- _RECORDS TO PROCESS_:
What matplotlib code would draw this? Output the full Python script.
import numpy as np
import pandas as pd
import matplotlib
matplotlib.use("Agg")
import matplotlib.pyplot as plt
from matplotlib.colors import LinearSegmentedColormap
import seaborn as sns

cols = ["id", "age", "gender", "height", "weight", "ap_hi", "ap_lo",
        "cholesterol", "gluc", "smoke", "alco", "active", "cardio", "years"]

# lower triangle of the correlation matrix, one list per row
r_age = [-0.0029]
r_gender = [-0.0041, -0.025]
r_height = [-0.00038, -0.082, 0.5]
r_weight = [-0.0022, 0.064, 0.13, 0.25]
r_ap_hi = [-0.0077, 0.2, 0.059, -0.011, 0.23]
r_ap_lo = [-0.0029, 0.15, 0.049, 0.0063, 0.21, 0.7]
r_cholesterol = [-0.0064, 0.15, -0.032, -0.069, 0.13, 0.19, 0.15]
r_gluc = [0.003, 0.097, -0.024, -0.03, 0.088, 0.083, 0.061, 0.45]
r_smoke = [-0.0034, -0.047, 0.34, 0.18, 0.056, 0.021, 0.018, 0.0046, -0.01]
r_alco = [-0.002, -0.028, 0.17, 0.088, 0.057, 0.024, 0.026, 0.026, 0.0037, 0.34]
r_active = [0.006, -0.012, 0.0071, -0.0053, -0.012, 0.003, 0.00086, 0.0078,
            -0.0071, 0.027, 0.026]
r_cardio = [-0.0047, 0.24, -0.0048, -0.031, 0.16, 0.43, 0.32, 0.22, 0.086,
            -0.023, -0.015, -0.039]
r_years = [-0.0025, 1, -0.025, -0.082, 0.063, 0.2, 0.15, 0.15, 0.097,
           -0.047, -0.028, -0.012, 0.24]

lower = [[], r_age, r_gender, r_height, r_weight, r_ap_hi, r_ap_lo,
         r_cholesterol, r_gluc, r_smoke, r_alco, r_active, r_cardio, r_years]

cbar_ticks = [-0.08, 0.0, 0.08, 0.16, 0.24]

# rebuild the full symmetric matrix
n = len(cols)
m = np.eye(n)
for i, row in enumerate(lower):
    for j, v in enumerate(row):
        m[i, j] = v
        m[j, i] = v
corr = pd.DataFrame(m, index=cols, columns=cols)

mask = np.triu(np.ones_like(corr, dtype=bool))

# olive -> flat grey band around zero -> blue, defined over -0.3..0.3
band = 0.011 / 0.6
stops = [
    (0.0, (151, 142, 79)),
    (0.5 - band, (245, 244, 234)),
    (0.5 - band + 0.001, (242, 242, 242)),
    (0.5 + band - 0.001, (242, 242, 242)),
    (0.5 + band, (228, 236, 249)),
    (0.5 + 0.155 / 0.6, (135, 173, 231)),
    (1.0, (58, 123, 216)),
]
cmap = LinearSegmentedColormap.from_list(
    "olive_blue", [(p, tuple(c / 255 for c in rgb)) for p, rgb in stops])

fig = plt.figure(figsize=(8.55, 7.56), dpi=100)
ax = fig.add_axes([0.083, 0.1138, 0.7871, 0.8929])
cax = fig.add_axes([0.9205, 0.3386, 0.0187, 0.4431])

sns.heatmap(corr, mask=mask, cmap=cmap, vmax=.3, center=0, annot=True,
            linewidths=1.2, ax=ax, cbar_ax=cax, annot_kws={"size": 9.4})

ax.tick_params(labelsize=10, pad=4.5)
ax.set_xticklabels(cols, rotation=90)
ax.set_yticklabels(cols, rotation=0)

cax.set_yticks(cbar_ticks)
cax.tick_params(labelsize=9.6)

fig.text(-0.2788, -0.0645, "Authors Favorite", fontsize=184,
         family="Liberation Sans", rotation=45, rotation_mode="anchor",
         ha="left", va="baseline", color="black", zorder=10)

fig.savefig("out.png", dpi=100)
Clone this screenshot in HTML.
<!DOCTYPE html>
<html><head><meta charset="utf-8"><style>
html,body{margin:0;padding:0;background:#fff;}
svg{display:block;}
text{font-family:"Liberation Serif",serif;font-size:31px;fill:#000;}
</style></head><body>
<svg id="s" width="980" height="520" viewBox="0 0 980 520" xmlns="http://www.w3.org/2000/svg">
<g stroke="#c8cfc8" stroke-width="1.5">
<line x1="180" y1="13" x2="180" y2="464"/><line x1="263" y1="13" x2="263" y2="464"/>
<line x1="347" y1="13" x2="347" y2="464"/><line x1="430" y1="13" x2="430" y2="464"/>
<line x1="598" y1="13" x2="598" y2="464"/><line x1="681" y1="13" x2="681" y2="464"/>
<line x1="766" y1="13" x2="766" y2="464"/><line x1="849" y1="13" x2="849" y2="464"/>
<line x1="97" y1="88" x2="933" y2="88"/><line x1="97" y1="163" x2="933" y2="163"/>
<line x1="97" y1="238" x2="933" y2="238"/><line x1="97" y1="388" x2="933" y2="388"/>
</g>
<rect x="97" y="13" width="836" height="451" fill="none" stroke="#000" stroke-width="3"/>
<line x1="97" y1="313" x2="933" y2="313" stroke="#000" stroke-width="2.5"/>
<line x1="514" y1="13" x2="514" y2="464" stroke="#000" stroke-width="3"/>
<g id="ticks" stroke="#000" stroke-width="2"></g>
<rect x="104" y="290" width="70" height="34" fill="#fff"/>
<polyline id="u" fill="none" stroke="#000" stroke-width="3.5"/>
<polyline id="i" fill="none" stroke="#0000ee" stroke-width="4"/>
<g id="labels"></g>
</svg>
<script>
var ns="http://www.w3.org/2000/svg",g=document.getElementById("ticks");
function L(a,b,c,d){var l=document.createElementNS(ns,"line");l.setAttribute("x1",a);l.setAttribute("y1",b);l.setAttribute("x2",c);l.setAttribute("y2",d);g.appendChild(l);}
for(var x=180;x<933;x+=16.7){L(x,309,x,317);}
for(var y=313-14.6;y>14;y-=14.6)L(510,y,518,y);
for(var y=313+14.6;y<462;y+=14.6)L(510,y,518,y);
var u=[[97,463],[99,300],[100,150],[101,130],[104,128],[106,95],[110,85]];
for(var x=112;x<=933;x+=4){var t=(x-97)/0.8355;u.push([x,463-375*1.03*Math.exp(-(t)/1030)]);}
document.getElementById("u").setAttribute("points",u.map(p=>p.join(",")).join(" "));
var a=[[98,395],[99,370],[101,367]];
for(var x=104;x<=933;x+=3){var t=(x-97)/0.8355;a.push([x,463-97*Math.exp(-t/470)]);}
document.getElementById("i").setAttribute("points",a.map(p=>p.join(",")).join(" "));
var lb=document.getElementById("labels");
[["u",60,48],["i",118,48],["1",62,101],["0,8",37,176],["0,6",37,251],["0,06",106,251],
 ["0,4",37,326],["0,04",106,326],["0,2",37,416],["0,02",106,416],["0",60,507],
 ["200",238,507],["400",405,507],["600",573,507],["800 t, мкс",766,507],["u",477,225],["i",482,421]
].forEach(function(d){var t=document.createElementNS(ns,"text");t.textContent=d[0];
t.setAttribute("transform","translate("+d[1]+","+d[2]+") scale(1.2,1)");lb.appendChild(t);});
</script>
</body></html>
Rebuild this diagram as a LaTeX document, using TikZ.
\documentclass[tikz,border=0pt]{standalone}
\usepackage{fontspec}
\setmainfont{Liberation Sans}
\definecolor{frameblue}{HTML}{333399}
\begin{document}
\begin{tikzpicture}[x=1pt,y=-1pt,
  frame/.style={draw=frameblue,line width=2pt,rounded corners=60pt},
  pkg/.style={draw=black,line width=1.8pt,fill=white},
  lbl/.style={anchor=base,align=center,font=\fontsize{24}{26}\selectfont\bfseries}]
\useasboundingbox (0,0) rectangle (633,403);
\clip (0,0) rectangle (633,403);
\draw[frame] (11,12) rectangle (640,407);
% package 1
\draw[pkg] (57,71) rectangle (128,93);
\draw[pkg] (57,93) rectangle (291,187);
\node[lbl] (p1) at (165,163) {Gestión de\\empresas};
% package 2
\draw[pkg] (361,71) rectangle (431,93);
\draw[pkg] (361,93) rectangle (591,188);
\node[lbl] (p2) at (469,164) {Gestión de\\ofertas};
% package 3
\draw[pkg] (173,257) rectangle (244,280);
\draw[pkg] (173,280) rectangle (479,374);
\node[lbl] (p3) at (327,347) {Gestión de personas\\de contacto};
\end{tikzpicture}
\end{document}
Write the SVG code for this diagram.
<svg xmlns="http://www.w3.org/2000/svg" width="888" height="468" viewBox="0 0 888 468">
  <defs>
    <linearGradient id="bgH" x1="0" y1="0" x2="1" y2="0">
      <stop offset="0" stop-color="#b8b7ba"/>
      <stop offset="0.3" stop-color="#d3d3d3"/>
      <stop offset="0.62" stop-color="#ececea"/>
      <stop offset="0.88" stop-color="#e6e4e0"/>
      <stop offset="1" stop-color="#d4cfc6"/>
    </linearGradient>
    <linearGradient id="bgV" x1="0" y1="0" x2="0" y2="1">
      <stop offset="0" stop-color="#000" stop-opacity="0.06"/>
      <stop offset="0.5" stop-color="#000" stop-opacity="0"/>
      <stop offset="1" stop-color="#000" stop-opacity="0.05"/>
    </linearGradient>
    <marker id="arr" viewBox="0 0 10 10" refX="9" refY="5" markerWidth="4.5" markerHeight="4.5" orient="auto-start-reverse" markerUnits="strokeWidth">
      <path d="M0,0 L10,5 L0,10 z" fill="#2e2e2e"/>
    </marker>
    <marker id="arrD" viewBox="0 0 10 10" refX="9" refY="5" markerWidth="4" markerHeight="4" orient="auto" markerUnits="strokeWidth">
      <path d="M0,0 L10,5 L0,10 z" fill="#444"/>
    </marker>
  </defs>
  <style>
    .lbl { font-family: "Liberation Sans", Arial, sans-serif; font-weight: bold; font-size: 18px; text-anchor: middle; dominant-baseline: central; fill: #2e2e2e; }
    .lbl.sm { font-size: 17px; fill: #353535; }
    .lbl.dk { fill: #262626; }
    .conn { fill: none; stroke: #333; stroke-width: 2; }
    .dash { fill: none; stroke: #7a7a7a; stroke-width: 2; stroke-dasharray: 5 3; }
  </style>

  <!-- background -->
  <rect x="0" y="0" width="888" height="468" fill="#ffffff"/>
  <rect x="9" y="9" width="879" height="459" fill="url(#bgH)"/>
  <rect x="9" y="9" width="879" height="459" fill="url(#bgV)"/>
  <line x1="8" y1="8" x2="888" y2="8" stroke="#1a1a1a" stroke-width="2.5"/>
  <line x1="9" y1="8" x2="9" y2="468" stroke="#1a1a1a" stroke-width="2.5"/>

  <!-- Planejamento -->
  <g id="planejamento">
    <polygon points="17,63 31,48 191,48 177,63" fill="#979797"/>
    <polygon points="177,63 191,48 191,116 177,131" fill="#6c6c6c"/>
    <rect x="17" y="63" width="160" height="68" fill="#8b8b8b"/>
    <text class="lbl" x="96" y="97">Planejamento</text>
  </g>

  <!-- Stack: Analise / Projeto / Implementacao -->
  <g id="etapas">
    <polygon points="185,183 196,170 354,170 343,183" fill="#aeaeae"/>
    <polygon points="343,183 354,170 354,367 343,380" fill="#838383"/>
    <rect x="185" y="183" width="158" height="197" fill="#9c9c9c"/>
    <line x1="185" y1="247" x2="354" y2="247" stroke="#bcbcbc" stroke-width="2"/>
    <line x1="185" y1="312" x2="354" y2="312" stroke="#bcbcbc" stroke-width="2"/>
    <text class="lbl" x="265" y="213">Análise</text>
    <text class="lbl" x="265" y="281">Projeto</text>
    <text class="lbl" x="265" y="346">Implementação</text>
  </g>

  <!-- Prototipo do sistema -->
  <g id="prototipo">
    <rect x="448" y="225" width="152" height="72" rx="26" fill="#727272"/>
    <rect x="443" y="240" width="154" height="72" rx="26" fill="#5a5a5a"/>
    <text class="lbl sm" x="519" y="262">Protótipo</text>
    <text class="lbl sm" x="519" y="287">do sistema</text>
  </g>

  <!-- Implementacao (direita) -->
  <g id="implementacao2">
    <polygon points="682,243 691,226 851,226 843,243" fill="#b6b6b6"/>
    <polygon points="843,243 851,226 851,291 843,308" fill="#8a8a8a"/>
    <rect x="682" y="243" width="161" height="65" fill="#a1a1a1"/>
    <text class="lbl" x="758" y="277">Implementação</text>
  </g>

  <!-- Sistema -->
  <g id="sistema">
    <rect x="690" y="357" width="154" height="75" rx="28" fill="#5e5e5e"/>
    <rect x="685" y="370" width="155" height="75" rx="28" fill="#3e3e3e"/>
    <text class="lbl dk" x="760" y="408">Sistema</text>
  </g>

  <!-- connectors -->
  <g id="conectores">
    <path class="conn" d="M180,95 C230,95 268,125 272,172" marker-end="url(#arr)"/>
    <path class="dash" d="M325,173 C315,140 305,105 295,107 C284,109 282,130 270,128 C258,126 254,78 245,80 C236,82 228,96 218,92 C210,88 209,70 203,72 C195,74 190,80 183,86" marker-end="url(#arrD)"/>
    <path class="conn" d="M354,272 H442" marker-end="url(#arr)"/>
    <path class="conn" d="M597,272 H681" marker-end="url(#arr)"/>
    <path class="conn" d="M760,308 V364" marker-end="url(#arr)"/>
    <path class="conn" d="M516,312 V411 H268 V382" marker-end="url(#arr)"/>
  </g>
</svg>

- _DIRECTIONS FOR THIS TASK_: Reproduce word for word the lines of the records above, beginning at the first and ending with the line where "mask = np.triu(np.ones_like(corr, dtype=bool))" appears, and nothing past it.

- _TASK ANSWER_:
What matplotlib code would draw this? Output the full Python script.
import numpy as np
import pandas as pd
import matplotlib
matplotlib.use("Agg")
import matplotlib.pyplot as plt
from matplotlib.colors import LinearSegmentedColormap
import seaborn as sns

cols = ["id", "age", "gender", "height", "weight", "ap_hi", "ap_lo",
        "cholesterol", "gluc", "smoke", "alco", "active", "cardio", "years"]

# lower triangle of the correlation matrix, one list per row
r_age = [-0.0029]
r_gender = [-0.0041, -0.025]
r_height = [-0.00038, -0.082, 0.5]
r_weight = [-0.0022, 0.064, 0.13, 0.25]
r_ap_hi = [-0.0077, 0.2, 0.059, -0.011, 0.23]
r_ap_lo = [-0.0029, 0.15, 0.049, 0.0063, 0.21, 0.7]
r_cholesterol = [-0.0064, 0.15, -0.032, -0.069, 0.13, 0.19, 0.15]
r_gluc = [0.003, 0.097, -0.024, -0.03, 0.088, 0.083, 0.061, 0.45]
r_smoke = [-0.0034, -0.047, 0.34, 0.18, 0.056, 0.021, 0.018, 0.0046, -0.01]
r_alco = [-0.002, -0.028, 0.17, 0.088, 0.057, 0.024, 0.026, 0.026, 0.0037, 0.34]
r_active = [0.006, -0.012, 0.0071, -0.0053, -0.012, 0.003, 0.00086, 0.0078,
            -0.0071, 0.027, 0.026]
r_cardio = [-0.0047, 0.24, -0.0048, -0.031, 0.16, 0.43, 0.32, 0.22, 0.086,
            -0.023, -0.015, -0.039]
r_years = [-0.0025, 1, -0.025, -0.082, 0.063, 0.2, 0.15, 0.15, 0.097,
           -0.047, -0.028, -0.012, 0.24]

lower = [[], r_age, r_gender, r_height, r_weight, r_ap_hi, r_ap_lo,
         r_cholesterol, r_gluc, r_smoke, r_alco, r_active, r_cardio, r_years]

cbar_ticks = [-0.08, 0.0, 0.08, 0.16, 0.24]

# rebuild the full symmetric matrix
n = len(cols)
m = np.eye(n)
for i, row in enumerate(lower):
    for j, v in enumerate(row):
        m[i, j] = v
        m[j, i] = v
corr = pd.DataFrame(m, index=cols, columns=cols)

mask = np.triu(np.ones_like(corr, dtype=bool))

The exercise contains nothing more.